Mas, quando um evangélico defende que sua participação em projetos e ações sociais tem como único objetivo a transformação da sociedade, os adeptos do ideal evangelizador proselitista os contestam, pois, entendem que nesses casos as ações sociais teriam como pano de fundo outras motivações que não a evangelização em si. Entendem que essas ações avessas ao proselitismo religioso são pautadas por ideologias de esquerda.

A despeito de tais obstáculos, essa corrente evangélica “progressista” verificada em toda América Latina está em movimento e tem como verdadeira missão associar o trabalho social das igrejas ao sentimento de amor pelo mundo, à real preocupação pelo sofrimento das pessoas.
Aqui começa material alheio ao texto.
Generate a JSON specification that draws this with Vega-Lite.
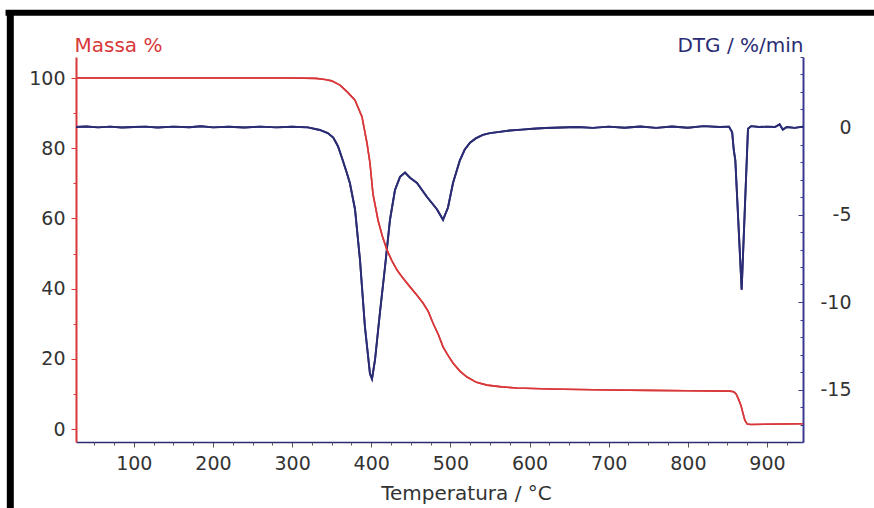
{
  "$schema": "https://vega.github.io/schema/vega-lite/v6.json",
  "width": 727,
  "height": 385,
  "autosize": {"type": "none"},
  "padding": {"left": 76, "top": 57, "right": 71, "bottom": 66},
  "background": "white",
  "config": {
    "view": {"stroke": null},
    "axis": {
      "grid": false,
      "labelFont": "DejaVu Sans",
      "labelFontSize": 19,
      "labelColor": "#333333",
      "titleFont": "DejaVu Sans",
      "titleFontSize": 20,
      "titleFontWeight": "normal",
      "tickColor": "#555555",
      "labelFlush": false,
      "labelOverlap": false
    }
  },
  "datasets": {
    "mass": [
      {"T": 27, "mass": 100}, {"T": 100, "mass": 100}, {"T": 200, "mass": 100},
      {"T": 300, "mass": 100}, {"T": 330, "mass": 99.9}, {"T": 341.6, "mass": 99.6},
      {"T": 350, "mass": 99.2}, {"T": 360.5, "mass": 98}, {"T": 370, "mass": 96},
      {"T": 379.5, "mass": 93.7}, {"T": 388.3, "mass": 89}, {"T": 394.6, "mass": 81.5},
      {"T": 398.4, "mass": 75.8}, {"T": 402.2, "mass": 67}, {"T": 408.6, "mass": 59.5},
      {"T": 414, "mass": 55}, {"T": 419.9, "mass": 51}, {"T": 426, "mass": 48},
      {"T": 432.6, "mass": 45.3}, {"T": 440, "mass": 43}, {"T": 449, "mass": 40.5},
      {"T": 457, "mass": 38.3}, {"T": 465.4, "mass": 35.9}, {"T": 472, "mass": 33.5},
      {"T": 478, "mass": 30.2}, {"T": 485, "mass": 26.8}, {"T": 490.7, "mass": 23.4},
      {"T": 497, "mass": 21}, {"T": 503.3, "mass": 18.8}, {"T": 512, "mass": 16.5},
      {"T": 521, "mass": 14.8}, {"T": 533, "mass": 13.3}, {"T": 546.3, "mass": 12.5},
      {"T": 565, "mass": 12}, {"T": 584, "mass": 11.7}, {"T": 626, "mass": 11.4},
      {"T": 700, "mass": 11.1}, {"T": 752, "mass": 11.0}, {"T": 800, "mass": 10.9},
      {"T": 853, "mass": 10.8}, {"T": 858, "mass": 10.6}, {"T": 861, "mass": 10.0},
      {"T": 864, "mass": 8.5}, {"T": 867, "mass": 6.8}, {"T": 872, "mass": 2.5},
      {"T": 875, "mass": 1.4}, {"T": 880, "mass": 1.3}, {"T": 945.5, "mass": 1.5}
    ],
    "dtg": [
      {"T": 27, "dtg": 0.0}, {"T": 40, "dtg": 0.03}, {"T": 55, "dtg": -0.02},
      {"T": 70, "dtg": 0.02}, {"T": 85, "dtg": -0.03}, {"T": 100, "dtg": 0.0},
      {"T": 115, "dtg": 0.02}, {"T": 130, "dtg": -0.03}, {"T": 150, "dtg": 0.02},
      {"T": 170, "dtg": -0.01}, {"T": 185, "dtg": 0.04}, {"T": 200, "dtg": -0.02},
      {"T": 220, "dtg": 0.01}, {"T": 240, "dtg": -0.03}, {"T": 260, "dtg": 0.02},
      {"T": 280, "dtg": -0.02}, {"T": 300, "dtg": 0.01}, {"T": 320, "dtg": -0.02},
      {"T": 335, "dtg": -0.17}, {"T": 345, "dtg": -0.35}, {"T": 352, "dtg": -0.6},
      {"T": 358, "dtg": -1.1}, {"T": 364, "dtg": -1.9}, {"T": 369, "dtg": -2.6},
      {"T": 373, "dtg": -3.2}, {"T": 379.5, "dtg": -4.7}, {"T": 385.8, "dtg": -7.6},
      {"T": 392, "dtg": -11.4}, {"T": 398.4, "dtg": -14.1}, {"T": 401, "dtg": -14.4},
      {"T": 404.8, "dtg": -13.3}, {"T": 411, "dtg": -10.6}, {"T": 417.4, "dtg": -8.0},
      {"T": 423.7, "dtg": -5.3}, {"T": 430, "dtg": -3.6}, {"T": 436.4, "dtg": -2.85},
      {"T": 442.7, "dtg": -2.6}, {"T": 449, "dtg": -2.9}, {"T": 452, "dtg": -3.0},
      {"T": 457.8, "dtg": -3.2}, {"T": 470.5, "dtg": -4.0}, {"T": 483, "dtg": -4.7},
      {"T": 490.7, "dtg": -5.3}, {"T": 497, "dtg": -4.6}, {"T": 503.3, "dtg": -3.2},
      {"T": 512, "dtg": -1.9}, {"T": 518, "dtg": -1.3}, {"T": 524.8, "dtg": -0.9},
      {"T": 532, "dtg": -0.65}, {"T": 541, "dtg": -0.45}, {"T": 550, "dtg": -0.35},
      {"T": 562, "dtg": -0.28}, {"T": 575, "dtg": -0.2}, {"T": 590, "dtg": -0.15},
      {"T": 604, "dtg": -0.1}, {"T": 620, "dtg": -0.06}, {"T": 640, "dtg": -0.03},
      {"T": 660, "dtg": 0.0}, {"T": 680, "dtg": -0.05}, {"T": 700, "dtg": 0.02},
      {"T": 720, "dtg": -0.04}, {"T": 740, "dtg": 0.03}, {"T": 760, "dtg": -0.05},
      {"T": 780, "dtg": 0.03}, {"T": 800, "dtg": -0.04}, {"T": 820, "dtg": 0.05},
      {"T": 840, "dtg": 0.0}, {"T": 852, "dtg": 0.02}, {"T": 856, "dtg": -0.3},
      {"T": 858, "dtg": -1.3}, {"T": 860, "dtg": -1.9}, {"T": 868, "dtg": -9.3},
      {"T": 876, "dtg": -0.1}, {"T": 880, "dtg": 0.05}, {"T": 890, "dtg": 0.0},
      {"T": 900, "dtg": 0.02}, {"T": 910, "dtg": 0.0}, {"T": 916, "dtg": 0.15},
      {"T": 920, "dtg": -0.15}, {"T": 925, "dtg": 0.0}, {"T": 935, "dtg": -0.05},
      {"T": 945.5, "dtg": 0.02}
    ],
    "frameV": [{"x": -56, "y": 118.6, "y2": -30}],
    "frameH": [{"x": -62, "x2": 1100, "y": 118.6}]
  },
  "layer": [
    {
      "data": {"name": "dtg"},
      "mark": {"type": "line", "color": "#2b2c74", "strokeWidth": 1.9},
      "encoding": {
        "x": {"field": "T", "type": "quantitative", "scale": {"domain": [27, 945.5], "nice": false, "zero": false}, "axis": null},
        "y": {"field": "dtg", "type": "quantitative", "scale": {"domain": [-18, 4], "nice": false, "zero": false},
          "axis": {"orient": "right", "values": [0, -5, -10, -15], "title": "DTG / %/min", "titleColor": "#2b2c74",
            "titleAngle": 0, "titleX": 0, "titleY": -6, "titleAlign": "right", "titleBaseline": "alphabetic",
            "domainColor": "#3a3a90", "domainWidth": 2, "tickColor": "#3a3a90", "tickSize": -5,
            "labelAlign": "right", "labelPadding": 53, "labelExpr": "toString(datum.value)"}}
      }
    },
    {
      "data": {"name": "dtg"},
      "mark": {"type": "line", "color": "#2b2c74", "strokeWidth": 1.9},
      "encoding": {
        "x": {"field": "T", "type": "quantitative", "scale": {"domain": [27, 945.5], "nice": false, "zero": false}, "axis": null},
        "y": {"field": "dtg", "type": "quantitative", "scale": {"domain": [-18, 4], "nice": false, "zero": false},
          "axis": {"orient": "right", "values": [-18, -17, -16, -14, -13, -12, -11, -9, -8, -7, -6, -4, -3, -2, -1, 1, 2, 3, 4],
            "labels": false, "domain": false, "title": null, "tickSize": -3, "tickColor": "#3a3a90"}}
      }
    },
    {
      "data": {"name": "mass"},
      "mark": {"type": "line", "color": "#d9383a", "strokeWidth": 1.6},
      "encoding": {
        "x": {"field": "T", "type": "quantitative", "scale": {"domain": [27, 945.5], "nice": false, "zero": false},
          "axis": {"orient": "bottom", "values": [100, 200, 300, 400, 500, 600, 700, 800, 900], "title": "Temperatura / °C",
            "titleColor": "#333333", "titleX": 390, "titleY": 57, "titleAlign": "center", "titleBaseline": "alphabetic",
            "domainColor": "#2b2c74", "domainWidth": 1.5, "tickSize": 5, "labelPadding": 7}},
        "y": {"field": "mass", "type": "quantitative", "scale": {"domain": [-3.7, 106], "nice": false, "zero": false},
          "axis": {"orient": "left", "values": [0, 20, 40, 60, 80, 100], "title": "Massa %", "titleColor": "#d9383a",
            "titleAngle": 0, "titleX": -2, "titleY": -6, "titleAlign": "left", "titleBaseline": "alphabetic",
            "domainColor": "#d9383a", "domainWidth": 2, "tickColor": "#d9383a", "tickSize": 5, "labelPadding": 6}}
      }
    },
    {
      "data": {"name": "mass"},
      "mark": {"type": "line", "color": "#d9383a", "strokeWidth": 1.6},
      "encoding": {
        "x": {"field": "T", "type": "quantitative", "scale": {"domain": [27, 945.5], "nice": false, "zero": false},
          "axis": {"orient": "bottom", "values": [50, 75, 125, 150, 175, 225, 250, 275, 325, 350, 375, 425, 450, 475, 525, 550, 575, 625, 650, 675, 725, 750, 775, 825, 850, 875, 925],
            "labels": false, "domain": false, "title": null, "tickSize": 3}},
        "y": {"field": "mass", "type": "quantitative", "scale": {"domain": [-3.7, 106], "nice": false, "zero": false},
          "axis": {"orient": "left", "values": [10, 30, 50, 70, 90], "labels": false, "domain": false, "title": null,
            "tickSize": 3, "tickColor": "#d9383a"}}
      }
    },
    {
      "data": {"name": "frameV"},
      "mark": {"type": "rule", "color": "black", "strokeWidth": 7},
      "encoding": {
        "x": {"field": "x", "type": "quantitative", "scale": {"domain": [27, 945.5], "nice": false, "zero": false}, "axis": null},
        "y": {"field": "y", "type": "quantitative", "scale": {"domain": [-3.7, 106], "nice": false, "zero": false}, "axis": null},
        "y2": {"field": "y2"}
      }
    },
    {
      "data": {"name": "frameH"},
      "mark": {"type": "rule", "color": "black", "strokeWidth": 6},
      "encoding": {
        "x": {"field": "x", "type": "quantitative", "scale": {"domain": [27, 945.5], "nice": false, "zero": false}, "axis": null},
        "x2": {"field": "x2"},
        "y": {"field": "y", "type": "quantitative", "scale": {"domain": [-3.7, 106], "nice": false, "zero": false}, "axis": null}
      }
    }
  ],
  "resolve": {"scale": {"x": "independent", "y": "independent"}, "axis": {"x": "independent", "y": "independent"}}
}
Não que essa corrente contra-hegemônica defenda que os atendidos pelas ações sociais das igrejas não possam por sua vontade se tornarem evangélicos, pois isso está nocampo de sua liberdade religiosa. O que ela defende é que essa conversão não deveria em hipótese alguma se dar por meio de um sistema de trocas e nem como condição para o envolvimento social. Nós evangélicos fazemos parte do mundo, o usufruímos e dependemos dele, de igual forma deveríamos amá-lo e buscar torná-lo um lugar melhor para todos e todas até mesmo como parte de nossa fé. O envolvimento social é tarefa de todo o cristianismo nas suas mais diversas expressões, e, historicamente, da tradição evangélica, e deveria ser feito como expressão de amor pelas pessoas e não para torna-las um número a mais nas igrejas.